--- INPUT ROWS ---

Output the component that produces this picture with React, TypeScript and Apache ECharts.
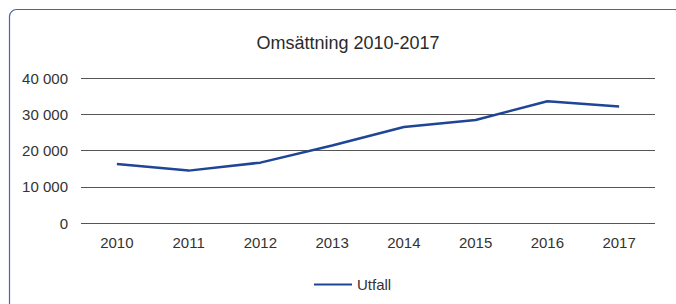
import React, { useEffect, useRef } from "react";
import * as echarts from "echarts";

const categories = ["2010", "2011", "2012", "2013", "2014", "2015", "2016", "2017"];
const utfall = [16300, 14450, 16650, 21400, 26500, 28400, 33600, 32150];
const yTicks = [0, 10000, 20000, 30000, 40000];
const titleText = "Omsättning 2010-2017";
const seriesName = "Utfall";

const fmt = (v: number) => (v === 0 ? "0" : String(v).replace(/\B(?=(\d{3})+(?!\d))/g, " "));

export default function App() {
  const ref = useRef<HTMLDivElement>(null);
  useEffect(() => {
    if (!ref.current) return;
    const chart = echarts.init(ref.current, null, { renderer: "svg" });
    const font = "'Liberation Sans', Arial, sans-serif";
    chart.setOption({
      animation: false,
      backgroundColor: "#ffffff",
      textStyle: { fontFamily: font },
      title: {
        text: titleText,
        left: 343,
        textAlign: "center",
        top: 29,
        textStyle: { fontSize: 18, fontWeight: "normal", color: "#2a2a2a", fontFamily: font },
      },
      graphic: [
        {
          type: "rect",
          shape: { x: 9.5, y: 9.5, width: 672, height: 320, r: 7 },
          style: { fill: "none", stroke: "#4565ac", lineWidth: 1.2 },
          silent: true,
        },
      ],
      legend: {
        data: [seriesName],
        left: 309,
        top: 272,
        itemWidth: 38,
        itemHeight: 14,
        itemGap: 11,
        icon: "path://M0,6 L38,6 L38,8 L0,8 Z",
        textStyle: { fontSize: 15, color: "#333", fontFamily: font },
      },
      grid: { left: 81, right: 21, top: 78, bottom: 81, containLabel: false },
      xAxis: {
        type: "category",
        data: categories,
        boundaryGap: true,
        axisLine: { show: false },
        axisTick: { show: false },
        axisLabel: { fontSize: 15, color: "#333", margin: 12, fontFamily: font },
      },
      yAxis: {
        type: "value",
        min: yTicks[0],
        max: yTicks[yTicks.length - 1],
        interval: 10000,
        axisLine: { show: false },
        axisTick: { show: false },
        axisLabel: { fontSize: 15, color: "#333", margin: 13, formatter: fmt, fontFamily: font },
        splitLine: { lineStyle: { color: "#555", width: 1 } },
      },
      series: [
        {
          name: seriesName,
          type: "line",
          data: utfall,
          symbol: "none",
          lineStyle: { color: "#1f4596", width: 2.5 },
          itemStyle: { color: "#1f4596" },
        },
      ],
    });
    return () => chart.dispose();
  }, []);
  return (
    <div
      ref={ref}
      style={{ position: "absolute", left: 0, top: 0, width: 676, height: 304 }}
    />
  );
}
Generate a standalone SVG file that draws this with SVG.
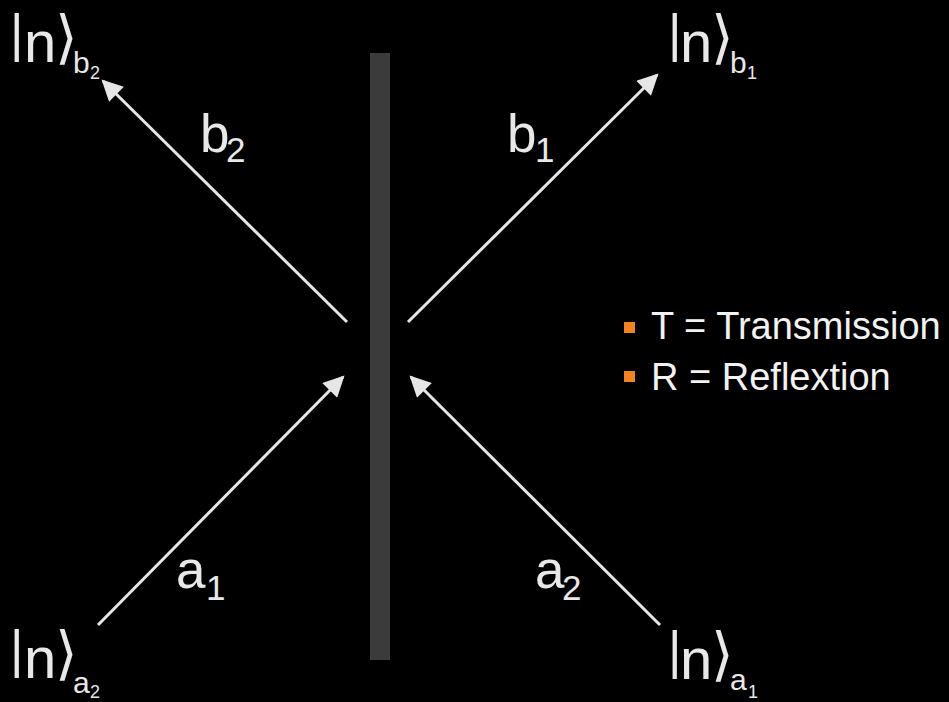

---

- [TASK]: Output each line exactly; omit every picture.

- [EXERCISE OUTPUT]:
Output the component that produces this picture with React, TypeScript and Apache ECharts.
import React, { useEffect, useRef } from "react";
import * as echarts from "echarts";

const categories = ["2010", "2011", "2012", "2013", "2014", "2015", "2016", "2017"];
const utfall = [16300, 14450, 16650, 21400, 26500, 28400, 33600, 32150];
const yTicks = [0, 10000, 20000, 30000, 40000];
const titleText = "Omsättning 2010-2017";
const seriesName = "Utfall";

const fmt = (v: number) => (v === 0 ? "0" : String(v).replace(/\B(?=(\d{3})+(?!\d))/g, " "));

export default function App() {
  const ref = useRef<HTMLDivElement>(null);
  useEffect(() => {
    if (!ref.current) return;
    const chart = echarts.init(ref.current, null, { renderer: "svg" });
    const font = "'Liberation Sans', Arial, sans-serif";
    chart.setOption({
      animation: false,
      backgroundColor: "#ffffff",
      textStyle: { fontFamily: font },
      title: {
        text: titleText,
        left: 343,
        textAlign: "center",
        top: 29,
        textStyle: { fontSize: 18, fontWeight: "normal", color: "#2a2a2a", fontFamily: font },
      },
      graphic: [
        {
          type: "rect",
          shape: { x: 9.5, y: 9.5, width: 672, height: 320, r: 7 },
          style: { fill: "none", stroke: "#4565ac", lineWidth: 1.2 },
          silent: true,
        },
      ],
      legend: {
        data: [seriesName],
        left: 309,
        top: 272,
        itemWidth: 38,
        itemHeight: 14,
        itemGap: 11,
        icon: "path://M0,6 L38,6 L38,8 L0,8 Z",
        textStyle: { fontSize: 15, color: "#333", fontFamily: font },
      },
      grid: { left: 81, right: 21, top: 78, bottom: 81, containLabel: false },
      xAxis: {
        type: "category",
        data: categories,
        boundaryGap: true,
        axisLine: { show: false },
        axisTick: { show: false },
        axisLabel: { fontSize: 15, color: "#333", margin: 12, fontFamily: font },
      },
      yAxis: {
        type: "value",
        min: yTicks[0],
        max: yTicks[yTicks.length - 1],
        interval: 10000,
        axisLine: { show: false },
        axisTick: { show: false },
        axisLabel: { fontSize: 15, color: "#333", margin: 13, formatter: fmt, fontFamily: font },
        splitLine: { lineStyle: { color: "#555", width: 1 } },
      },
      series: [
        {
          name: seriesName,
          type: "line",
          data: utfall,
          symbol: "none",
          lineStyle: { color: "#1f4596", width: 2.5 },
          itemStyle: { color: "#1f4596" },
        },
      ],
    });
    return () => chart.dispose();
  }, []);
  return (
    <div
      ref={ref}
      style={{ position: "absolute", left: 0, top: 0, width: 676, height: 304 }}
    />
  );
}
Generate a standalone SVG file that draws this with SVG.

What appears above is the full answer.